Bushfire Risk Assessment Goes into the Cloud

Bushfire Risk Assessment Goes into the Cloud

27 May 2013

published by www.designbuildsource.com.au

Australia — A new iPad application using cloud based computing is being used by a Victorian regional council to help landowners build safer and more fire resistant homes and shave months off planning approval processes for new residential construction.

Developed by the Alpine Shire Council and launched by state planning minister Mathew Guy on May 15, the app captures GPS data from proposed housing sites and comes back with information which helps landowners understand the bushfire risk level of dwellings at different locations on the property. The app also helps determine the best position from a bushfire perspective on which to put the planned house.

Alpine Shire Council Manger of Development Services and Amenities Nick Vlahandreas said the app works by having council planners go onsite with landowners during the pre-application stage. The landowners show the planner the preferred development site and, with the press of a button, the app sends the site’s GPS coordinates from the iPad up into the cloud, where these coordinates are combined with other information such as a digital elevation model and vegetation class in the surrounding area.

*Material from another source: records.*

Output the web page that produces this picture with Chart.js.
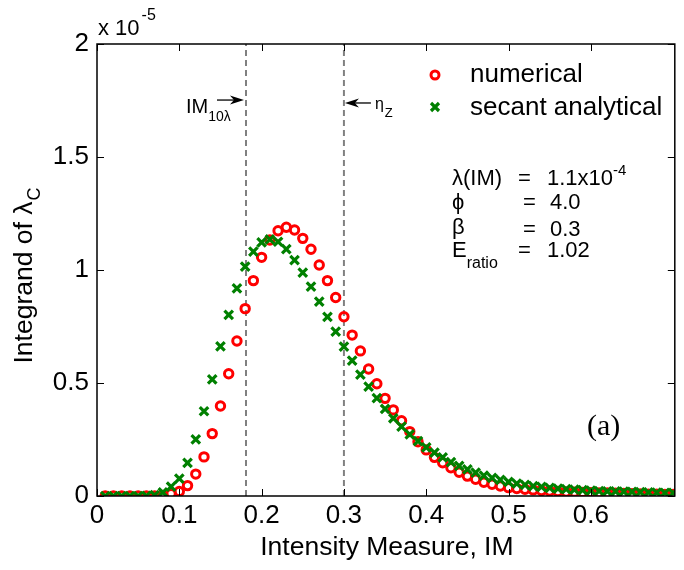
<!DOCTYPE html>
<html>
<head>
<meta charset="utf-8">
<title>Integrand of lambda_C</title>
<script src="https://cdn.jsdelivr.net/npm/chart.js@4/dist/chart.umd.min.js"></script>
<style>
  html, body { margin: 0; padding: 0; background: #ffffff; }
  #wrap { width: 684px; height: 570px; }
</style>
</head>
<body>
<div id="wrap"><canvas id="chart" width="684" height="570"></canvas></div>
<script>
// Fonts used everywhere (Helvetica look-alike)
const FONT = "'Liberation Sans', Arial, Helvetica, sans-serif";
const SERIF = "'Liberation Serif', 'Times New Roman', serif";

// Intensity measure IM (x values)
const imValues = [
  0.01, 0.02, 0.03, 0.04, 0.05, 0.06, 0.07, 0.08, 0.09, 0.10,
  0.11, 0.12, 0.13, 0.14, 0.15, 0.16, 0.17, 0.18, 0.19, 0.20,
  0.21, 0.22, 0.23, 0.24, 0.25, 0.26, 0.27, 0.28, 0.29, 0.30,
  0.31, 0.32, 0.33, 0.34, 0.35, 0.36, 0.37, 0.38, 0.39, 0.40,
  0.41, 0.42, 0.43, 0.44, 0.45, 0.46, 0.47, 0.48, 0.49, 0.50,
  0.51, 0.52, 0.53, 0.54, 0.55, 0.56, 0.57, 0.58, 0.59, 0.60,
  0.61, 0.62, 0.63, 0.64, 0.65, 0.66, 0.67, 0.68, 0.69, 0.70
];

// Integrand values, in units of 1e-5
const numerical = [
  0.000, 0.000, 0.000, 0.000, 0.000, 0.000, 0.000, 0.002, 0.010, 0.020,
  0.046, 0.097, 0.173, 0.276, 0.398, 0.541, 0.686, 0.829, 0.953, 1.056,
  1.133, 1.174, 1.189, 1.177, 1.140, 1.092, 1.022, 0.953, 0.878, 0.793,
  0.712, 0.642, 0.562, 0.497, 0.432, 0.381, 0.333, 0.285, 0.240, 0.204,
  0.171, 0.147, 0.125, 0.105, 0.088, 0.074, 0.061, 0.052, 0.044, 0.037,
  0.033, 0.030, 0.027, 0.024, 0.022, 0.020, 0.018, 0.017, 0.016, 0.015,
  0.014, 0.013, 0.012, 0.011, 0.010, 0.009, 0.008, 0.008, 0.007, 0.007
];

const secantAnalytical = [
  0.000, 0.000, 0.000, 0.000, 0.000, 0.001, 0.004, 0.016, 0.041, 0.077,
  0.147, 0.251, 0.375, 0.516, 0.662, 0.801, 0.919, 1.015, 1.081, 1.122,
  1.136, 1.125, 1.092, 1.044, 0.988, 0.926, 0.860, 0.793, 0.727, 0.661,
  0.599, 0.537, 0.484, 0.433, 0.385, 0.344, 0.307, 0.273, 0.243, 0.215,
  0.192, 0.171, 0.150, 0.133, 0.118, 0.103, 0.090, 0.080, 0.071, 0.062,
  0.055, 0.049, 0.044, 0.040, 0.036, 0.033, 0.030, 0.028, 0.026, 0.024,
  0.022, 0.021, 0.020, 0.019, 0.018, 0.017, 0.016, 0.015, 0.014, 0.014
];

// Tick values
const xTickValues = [0, 0.1, 0.2, 0.3, 0.4, 0.5, 0.6];
const yTickValues = [0, 0.5, 1, 1.5, 2];

// Marker lines
const imTenLambda = 0.181;
const etaZ = 0.3;

function toPoints(xs, ys) {
  return xs.map((x, i) => ({ x: x, y: ys[i] }));
}

function vLine(xv) {
  return [{ x: xv, y: yTickValues[0] }, { x: xv, y: yTickValues[yTickValues.length - 1] }];
}

function drawText(ctx, str, x, y, size, family, align) {
  ctx.font = size + 'px ' + (family || FONT);
  ctx.textAlign = align || 'left';
  ctx.textBaseline = 'alphabetic';
  ctx.fillText(str, x, y);
  return ctx.measureText(str).width;
}

// arrow from tail x0 to tip x1 on a horizontal line
function drawArrow(ctx, x0, y, x1) {
  const dir = Math.sign(x1 - x0);
  ctx.lineWidth = 1.3;
  ctx.beginPath();
  ctx.moveTo(x0, y);
  ctx.lineTo(x1 - dir * 8, y);
  ctx.stroke();
  ctx.beginPath();
  ctx.moveTo(x1, y);
  ctx.lineTo(x1 - dir * 14, y - 4.5);
  ctx.lineTo(x1 - dir * 10, y);
  ctx.lineTo(x1 - dir * 14, y + 4.5);
  ctx.closePath();
  ctx.fill();
}

// Frame, inward ticks, titles, legend and annotations
const decorPlugin = {
  id: 'decor',
  afterDraw(chart) {
    const ctx = chart.ctx;
    const a = chart.chartArea;
    const xs = chart.scales.x;
    const ys = chart.scales.y;
    ctx.save();
    ctx.strokeStyle = '#000';
    ctx.fillStyle = '#000';

    // box
    ctx.lineWidth = 1.5;
    ctx.strokeRect(a.left, a.top, a.right - a.left, a.bottom - a.top);

    // inward ticks
    ctx.lineWidth = 1;
    ctx.beginPath();
    xTickValues.forEach(v => {
      const px = Math.round(xs.getPixelForValue(v)) + 0.5;
      ctx.moveTo(px, a.bottom); ctx.lineTo(px, a.bottom - 7);
      ctx.moveTo(px, a.top); ctx.lineTo(px, a.top + 7);
    });
    yTickValues.forEach(v => {
      const py = Math.round(ys.getPixelForValue(v)) + 0.5;
      ctx.moveTo(a.left, py); ctx.lineTo(a.left + 7, py);
      ctx.moveTo(a.right, py); ctx.lineTo(a.right - 7, py);
    });
    ctx.stroke();

    // exponent of y axis
    let w = drawText(ctx, 'x 10', a.left + 1, a.top - 9, 22);
    drawText(ctx, '-5', a.left + 1 + w + 2, a.top - 24, 16);

    // x title
    drawText(ctx, 'Intensity Measure, IM', (a.left + a.right) / 2 + 1, a.bottom + 59, 26.5, FONT, 'center');

    // y title (rotated, with subscript)
    ctx.save();
    ctx.translate(32, (a.top + a.bottom) / 2 + 6);
    ctx.rotate(-Math.PI / 2);
    ctx.font = '26.5px ' + FONT;
    const mainW = ctx.measureText('Integrand of \u03bb').width;
    ctx.font = '18px ' + FONT;
    const subW = ctx.measureText('C').width;
    const start = -(mainW + subW) / 2;
    drawText(ctx, 'Integrand of \u03bb', start, 0, 26.5);
    drawText(ctx, 'C', start + mainW + 1, 8, 18);
    ctx.restore();

    // dashed-line labels with arrows
    const lx1 = xs.getPixelForValue(imTenLambda);
    const lx2 = xs.getPixelForValue(etaZ);
    const ay1 = ys.getPixelForValue(1.752);
    const ay2 = ys.getPixelForValue(1.739);
    drawArrow(ctx, lx1 - 29, ay1, lx1 - 2);
    w = drawText(ctx, 'IM', lx1 - 60, ay1 + 13, 20);
    drawText(ctx, '10\u03bb', lx1 - 60 + w, ay1 + 21, 14);
    drawArrow(ctx, lx2 + 27, ay2, lx2 + 1);
    w = drawText(ctx, '\u03b7', lx2 + 31, ay2 + 6, 16);
    drawText(ctx, 'Z', lx2 + 31 + w + 1, ay2 + 14, 13);

    // legend
    const lgX = a.left + 338;
    ctx.strokeStyle = '#ff0000';
    ctx.lineWidth = 3;
    ctx.beginPath();
    ctx.arc(lgX, a.top + 31, 4, 0, Math.PI * 2);
    ctx.stroke();
    ctx.strokeStyle = '#008000';
    ctx.lineWidth = 3.2;
    ctx.beginPath();
    ctx.moveTo(lgX - 4, a.top + 59); ctx.lineTo(lgX + 4, a.top + 67);
    ctx.moveTo(lgX - 4, a.top + 67); ctx.lineTo(lgX + 4, a.top + 59);
    ctx.stroke();
    ctx.fillStyle = '#000';
    drawText(ctx, 'numerical', lgX + 35, a.top + 38, 26);
    drawText(ctx, 'secant analytical', lgX + 35, a.top + 71, 26);

    // parameter block
    const px0 = a.left + 355;
    drawText(ctx, '\u03bb(IM)', px0, 185, 22);
    drawText(ctx, '=', px0 + 66, 185, 22);
    w = drawText(ctx, '1.1x10', px0 + 95, 185, 22);
    drawText(ctx, '-4', px0 + 95 + w, 175, 15);
    drawText(ctx, '\u03d5', px0, 209, 22);
    drawText(ctx, '=', px0 + 71, 209, 22);
    drawText(ctx, '4.0', px0 + 98, 209, 22);
    drawText(ctx, '\u03b2', px0, 234, 22);
    drawText(ctx, '=', px0 + 71, 236, 22);
    drawText(ctx, '0.3', px0 + 98, 236, 22);
    w = drawText(ctx, 'E', px0, 257, 22);
    drawText(ctx, 'ratio', px0 + w, 268, 16);
    drawText(ctx, '=', px0 + 66, 257, 22);
    drawText(ctx, '1.02', px0 + 95, 257, 22);

    // panel label
    drawText(ctx, '(a)', a.left + 490, 435, 30, SERIF);

    ctx.restore();
  }
};

const ctx = document.getElementById('chart').getContext('2d');

const chart = new Chart(ctx, {
  type: 'scatter',
  data: {
    datasets: [
      {
        label: 'numerical',
        data: toPoints(imValues, numerical),
        pointStyle: 'circle',
        pointRadius: 4.2,
        pointBorderWidth: 3,
        borderColor: '#ff0000',
        backgroundColor: 'rgba(0,0,0,0)',
        order: 2
      },
      {
        label: 'secant analytical',
        data: toPoints(imValues, secantAnalytical),
        pointStyle: 'crossRot',
        pointRadius: 6,
        pointBorderWidth: 3.2,
        borderColor: '#008000',
        backgroundColor: '#008000',
        order: 1
      },
      {
        type: 'line',
        label: 'IM10',
        data: vLine(imTenLambda),
        borderColor: '#808080',
        borderWidth: 2,
        borderDash: [6, 4],
        pointRadius: 0,
        order: 3
      },
      {
        type: 'line',
        label: 'etaZ',
        data: vLine(etaZ),
        borderColor: '#808080',
        borderWidth: 2,
        borderDash: [6, 4],
        pointRadius: 0,
        order: 3
      }
    ]
  },
  options: {
    responsive: false,
    animation: false,
    layout: { padding: { top: 44, right: 2, left: 0, bottom: 0 } },
    plugins: {
      legend: { display: false },
      tooltip: { enabled: false }
    },
    scales: {
      x: {
        type: 'linear',
        min: 0,
        max: 0.702,
        afterBuildTicks: scale => { scale.ticks = xTickValues.map(v => ({ value: v })); },
        afterFit: scale => { scale.height = 74; },
        grid: { display: false, drawTicks: false },
        border: { display: false },
        ticks: {
          padding: 4,
          color: '#000',
          font: { family: FONT, size: 26 },
          maxRotation: 0,
          callback: v => String(Math.round(v * 10) / 10)
        }
      },
      y: {
        type: 'linear',
        min: 0,
        max: 2,
        afterBuildTicks: scale => { scale.ticks = yTickValues.map(v => ({ value: v })); },
        afterFit: scale => { scale.width = 97; },
        grid: { display: false, drawTicks: false },
        border: { display: false },
        ticks: {
          padding: 8,
          color: '#000',
          font: { family: FONT, size: 26 },
          callback: v => String(v)
        }
      }
    }
  },
  plugins: [decorPlugin]
});
</script>
</body>
</html>
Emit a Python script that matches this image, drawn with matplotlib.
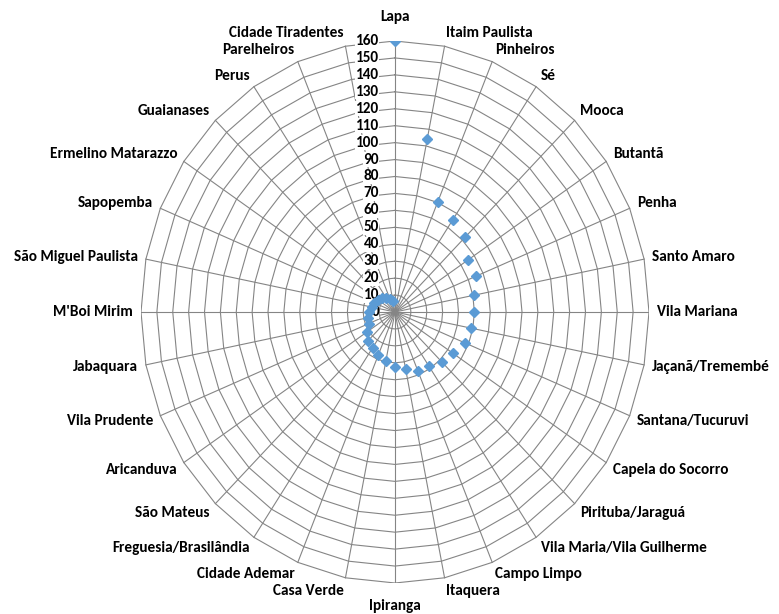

Using all this information, the system returns a bushfire attack level (BAL) – a rating used in Australia to determine the type of construction needed to meet bushfire protection requirements, and the amount of defendable space needed to achieve a certain BAL.

Vlahandreas says the system helps the council educate landowners about bushfire risk and evaluate alternative layouts and positioning for the building in an interactive and efficient manner.

“Inevitably the landowner will take us up to the highest point of the land as close to the vegetation as possible,” he says, adding that such sites are typically the highest risk area for bushfires on the property.

“What we are able to do is educate the landowner onsite and demonstrate to them what the risk is and then we can start assessing [with the landowner] some alternative house sites for them.”

Using the new app, called BAL Plan, Vlahandreas says processes which would normally take months as homeowners and the Council went back and forth looking at different siting options could be achieved in as little as 30 minutes, depending on the size of the property.

Better yet, planners can provide landowners with as many assessments of different sites on the property as needed – with the calculations for each individual site taking as little as 20 seconds to complete.

“At the end of the day, once they’ve selected a site that the planner is happy with, the landowner is happy with and we’ve achieved a pretty low BAL rating with enough defendable space around the house, we are then able to produce four plans for them using the app that we can email to them on the spot,” Vlahandreas says. “The landowner can then use these plans as part of their application for a planning permit for the proposed development.”

Calling the technology a world first, Guy says the app is a straightforward solution which will help identify and mitigate bushfire risk in local housing construction.

He says the devastation of the 2009 bushfires which killed 173 people and destroyed more than 2,000 homes underscored the need for effective planning measures in areas of high bushfire risk.

“Land use planning, which takes into account natural hazard risks, is the single most important mitigation measure in preventing future disaster losses in areas of new development,” Guy says.

Vlahandreas says the Council has received strong interest in the technology from other councils around Australia and also internationally.

He says the concept and back-end technology were developed in-house but the Council used an external developer to come up with the interface.